Cumhurbaşkanı Recep Tayyip Erdoğan ve Başbakan Ahmet Davutoğlu’nun mimarideki ortak vizyonu yatay yapılaşma olmasına rağmen, 1. Derece Deprem Bölgesi olan Malatya’da özellikle merkez ilçeler Battalgazi ve Yeşilyurt’ta dikey yapılaşma furyası tam gaz devam ediyor. İmar kirliliği ve çarpık yapılaşmaya yol açmasının yanı sıra Malatya Belediyesi’nde 2009’da patlak veren İmar Yolsuzluğunun önemli nedenlerinden biri olan ‘Ek yoğunluk’ uygulamasının kaldırılmasından sonra, inşaat sektörü, maliyetleri yüzde 50 oranında düşürdüğü belirtilen dikey yapılaşmaya yöneldi.

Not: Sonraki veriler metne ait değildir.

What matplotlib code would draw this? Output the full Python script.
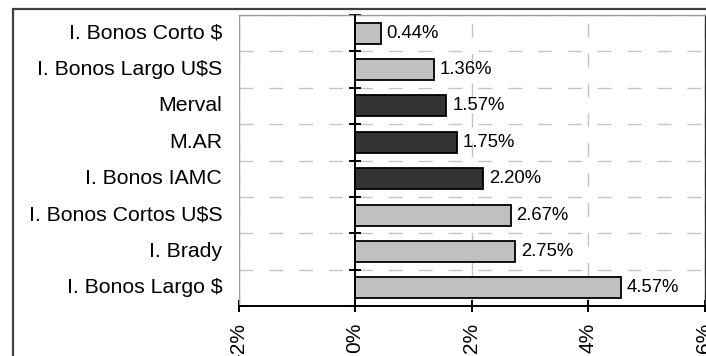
import numpy as np
import matplotlib.pyplot as plt
from matplotlib.patches import Rectangle

plt.rcParams['font.family'] = ['Liberation Sans', 'DejaVu Sans']

categories = ['I. Bonos Corto $', 'I. Bonos Largo U$S', 'Merval', 'M.AR',
              'I. Bonos IAMC', 'I. Bonos Cortos U$S', 'I. Brady', 'I. Bonos Largo $']
values = [0.44, 1.36, 1.57, 1.75, 2.20, 2.67, 2.75, 4.57]
dark = [False, False, True, True, True, False, False, False]
xticks = [-2, 0, 2, 4, 6]
xticklabels = ['-2%', '0%', '2%', '4%', '6%']

fig = plt.figure(figsize=(7.06, 3.56), dpi=100)
ax = fig.add_axes([238.5 / 706, 1 - 306 / 356, 466 / 706, 291 / 356])

# outer chart frame (cut off at right/bottom like the original)
fig.patches.append(Rectangle((12.5 / 706, -0.1), 1.0, 1 - 9 / 356 + 0.1,
                             transform=fig.transFigure, fill=False,
                             edgecolor='#404040', linewidth=1.6))

y = np.arange(len(categories))
colors = ['#333333' if d else '#c0c0c0' for d in dark]
ax.barh(y, values, height=0.58, color=colors, edgecolor='black', linewidth=1.3, zorder=3)

for yi, v in zip(y, values):
    ax.text(v + 0.1, yi, f'{v:.2f}%', va='center', ha='left', fontsize=13.3, zorder=4)

ax.set_xlim(-2, 6)
ax.set_ylim(len(categories) - 0.5, -0.5)

# grid
ax.set_xticks(xticks)
ax.set_xticklabels(xticklabels, rotation=90, fontsize=15)
ax.set_yticks(np.arange(len(categories) + 1) - 0.5)
ax.set_yticklabels([])
ax.grid(True, color='#c4c4c4', linewidth=1.0, linestyle=(0, (10, 11.5)), zorder=0)
ax.set_axisbelow(True)

# category labels
for yi, c in zip(y, categories):
    ax.text(-0.035, yi, c, transform=ax.get_yaxis_transform(), ha='right', va='center',
            fontsize=15.3)

# spines
ax.spines['left'].set_position(('data', 0))
ax.spines['left'].set_linewidth(1.4)
ax.spines['left'].set_zorder(5)
ax.spines['bottom'].set_linewidth(1.4)
ax.spines['top'].set_color('#999999')
ax.spines['top'].set_linewidth(1.0)
ax.spines['right'].set_color('#333333')
ax.spines['right'].set_linewidth(1.0)
ax.axvline(-2, color='#999999', linewidth=1.0, zorder=1)

ax.tick_params(axis='y', direction='inout', length=8, width=1.4)
ax.tick_params(axis='x', direction='inout', length=8, width=1.4, pad=8)

fig.savefig('out.png', dpi=100)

Cumhurbaşkanı Recep Tayyip Erdoğan, henüz başbakan olduğu 2013 yılında katıldığı yerel yönetimler sempozyumunda, yüksek binaları doğru bulmadığını belirterek “3-5 lira kazanacağız diye bu dere yataklarıyla oynamayalım. Şimdi çocuklar çocukluğunu yaşayabiliyor mu? Yaşayamıyor. Beton zeminler üzerinde çocuklara hayat inşa ediyoruz. Halbuki onlara toprak zemin hazırlamamız lazım. Ben yüksek bina inşa etmeyi doğru bulmuyorum. Yüksek binalar inşa etmekle insanları topraktan uzaklaştırıyoruz. Bizim mimarimizde bu yok” diyerek bu konudaki görüşünü ortaya koyarken Başbakan Ahmet Davutoğlu ise 62. Hükümet programında, “Başta kadim şehirlerimiz olmak üzere tüm mekanlarımızda politikamız, dikey değil yatay bir yapılaşma olacaktır” sözleriyle mimarideki ortak vizyonlarını ifade etmişlerdi.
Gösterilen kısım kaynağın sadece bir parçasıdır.